▶ **ITEMS**:
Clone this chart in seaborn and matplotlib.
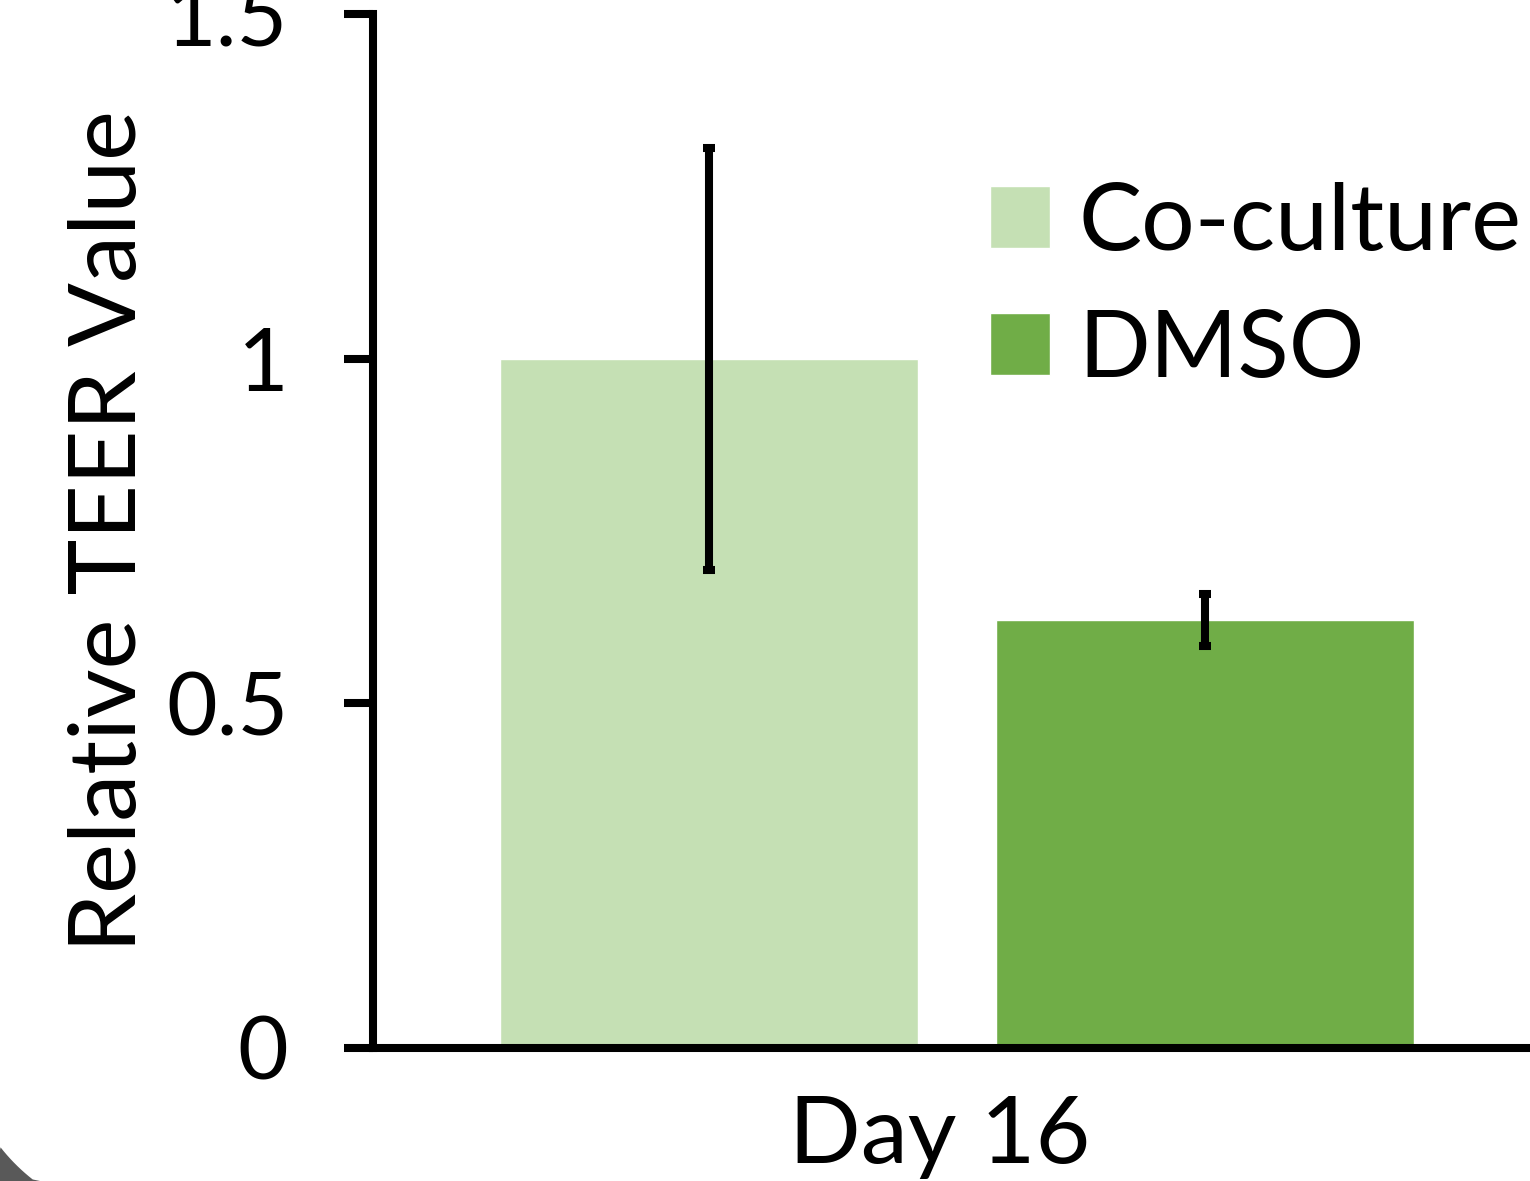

---

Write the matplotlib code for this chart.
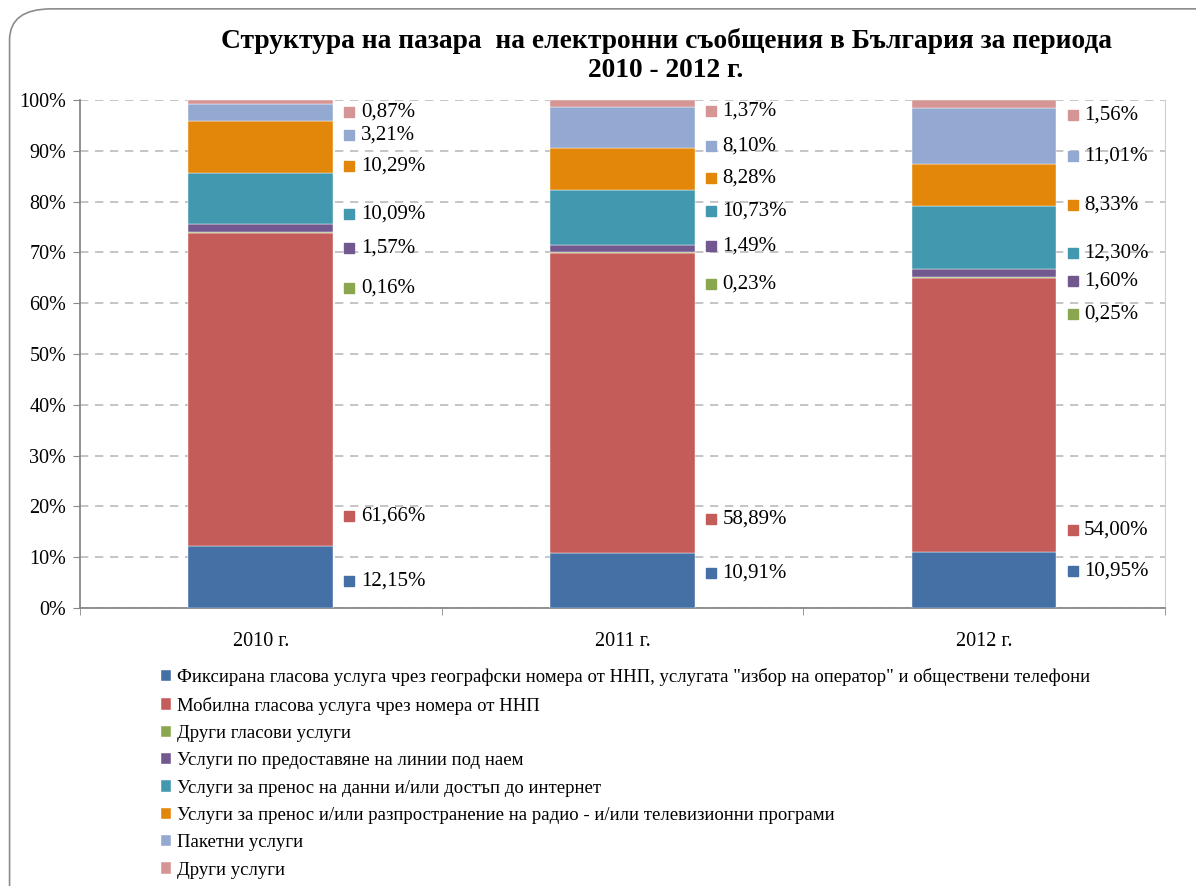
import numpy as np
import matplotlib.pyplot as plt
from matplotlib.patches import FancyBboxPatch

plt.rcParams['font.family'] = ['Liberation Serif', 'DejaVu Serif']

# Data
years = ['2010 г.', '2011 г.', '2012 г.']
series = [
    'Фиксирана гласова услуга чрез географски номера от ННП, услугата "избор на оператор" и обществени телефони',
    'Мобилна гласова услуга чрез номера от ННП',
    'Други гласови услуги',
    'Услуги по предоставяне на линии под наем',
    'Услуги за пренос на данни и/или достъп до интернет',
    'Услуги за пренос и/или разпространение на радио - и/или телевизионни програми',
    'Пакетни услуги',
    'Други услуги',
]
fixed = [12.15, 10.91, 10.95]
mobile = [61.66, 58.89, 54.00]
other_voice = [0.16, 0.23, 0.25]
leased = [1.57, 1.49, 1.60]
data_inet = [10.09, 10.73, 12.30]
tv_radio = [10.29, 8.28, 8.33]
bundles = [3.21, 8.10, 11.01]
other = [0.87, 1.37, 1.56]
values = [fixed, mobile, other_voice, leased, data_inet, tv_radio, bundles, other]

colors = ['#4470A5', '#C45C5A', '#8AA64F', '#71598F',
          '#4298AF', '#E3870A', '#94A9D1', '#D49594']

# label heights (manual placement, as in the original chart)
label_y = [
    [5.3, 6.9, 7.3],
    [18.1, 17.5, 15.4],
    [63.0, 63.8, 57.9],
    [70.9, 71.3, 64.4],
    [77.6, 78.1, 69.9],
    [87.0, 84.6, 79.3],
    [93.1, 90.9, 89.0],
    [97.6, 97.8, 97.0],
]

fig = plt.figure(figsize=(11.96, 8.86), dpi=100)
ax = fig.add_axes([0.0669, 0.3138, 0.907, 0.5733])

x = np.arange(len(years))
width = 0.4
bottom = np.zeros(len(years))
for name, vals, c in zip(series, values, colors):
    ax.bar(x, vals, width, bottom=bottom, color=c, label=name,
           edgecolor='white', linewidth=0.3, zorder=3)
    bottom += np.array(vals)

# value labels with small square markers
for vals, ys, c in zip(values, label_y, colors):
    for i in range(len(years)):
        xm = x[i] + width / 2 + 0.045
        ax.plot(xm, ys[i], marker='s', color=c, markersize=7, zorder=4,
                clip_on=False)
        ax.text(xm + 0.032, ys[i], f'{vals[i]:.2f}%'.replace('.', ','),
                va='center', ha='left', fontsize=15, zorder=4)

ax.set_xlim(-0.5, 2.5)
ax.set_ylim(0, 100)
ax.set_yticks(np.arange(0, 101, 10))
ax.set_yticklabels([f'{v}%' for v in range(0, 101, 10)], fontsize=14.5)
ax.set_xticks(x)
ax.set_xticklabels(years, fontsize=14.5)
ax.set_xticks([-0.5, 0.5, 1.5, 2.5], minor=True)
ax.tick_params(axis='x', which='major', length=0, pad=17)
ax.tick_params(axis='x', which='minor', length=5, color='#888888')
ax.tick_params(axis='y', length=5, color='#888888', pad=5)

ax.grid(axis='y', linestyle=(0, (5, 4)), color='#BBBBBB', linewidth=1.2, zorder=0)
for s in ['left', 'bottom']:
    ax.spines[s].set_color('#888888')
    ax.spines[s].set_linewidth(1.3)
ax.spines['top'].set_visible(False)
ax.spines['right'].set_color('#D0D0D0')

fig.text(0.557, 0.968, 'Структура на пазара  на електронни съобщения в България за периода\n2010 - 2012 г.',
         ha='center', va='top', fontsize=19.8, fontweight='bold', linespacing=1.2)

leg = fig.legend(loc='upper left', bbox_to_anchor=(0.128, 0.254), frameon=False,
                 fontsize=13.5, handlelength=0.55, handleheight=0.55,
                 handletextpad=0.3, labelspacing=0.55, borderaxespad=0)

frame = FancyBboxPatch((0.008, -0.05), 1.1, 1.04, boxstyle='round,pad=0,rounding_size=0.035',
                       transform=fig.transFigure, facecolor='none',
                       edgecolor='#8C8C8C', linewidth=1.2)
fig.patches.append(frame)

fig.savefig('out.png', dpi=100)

---

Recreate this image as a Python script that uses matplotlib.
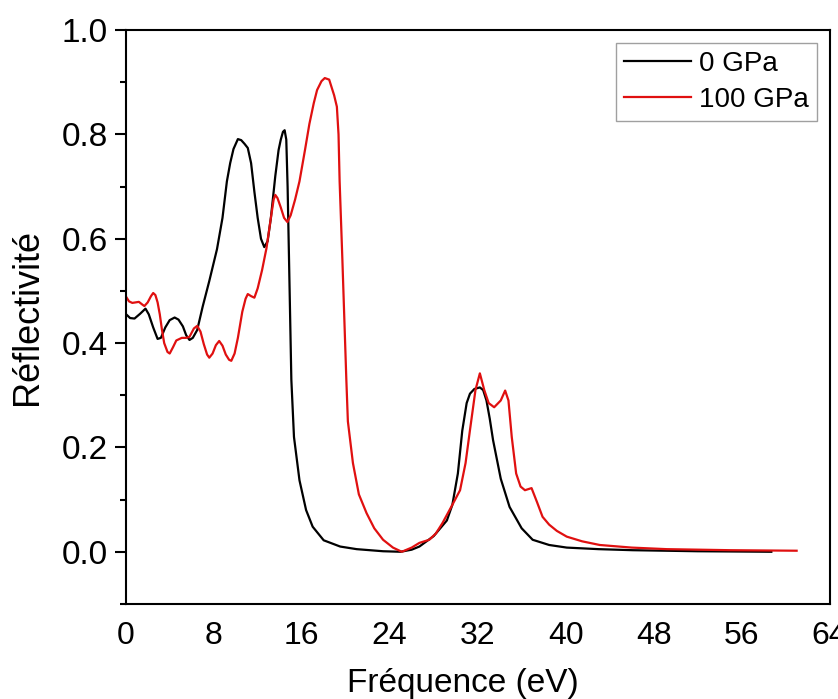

▶ **PROBLEM REQUIREMENTS**:
In the listing above, find the line with "Write the matplotlib code for this chart." and the line with "plt.rcParams['font.family'] = ['Liberation". Copy exactly those two and every line between, without the pictures.

▶ **RESPONSE TO THE EXERCISE**:
Write the matplotlib code for this chart.
import numpy as np
import matplotlib.pyplot as plt
from matplotlib.patches import FancyBboxPatch

plt.rcParams['font.family'] = ['Liberation Serif', 'DejaVu Serif']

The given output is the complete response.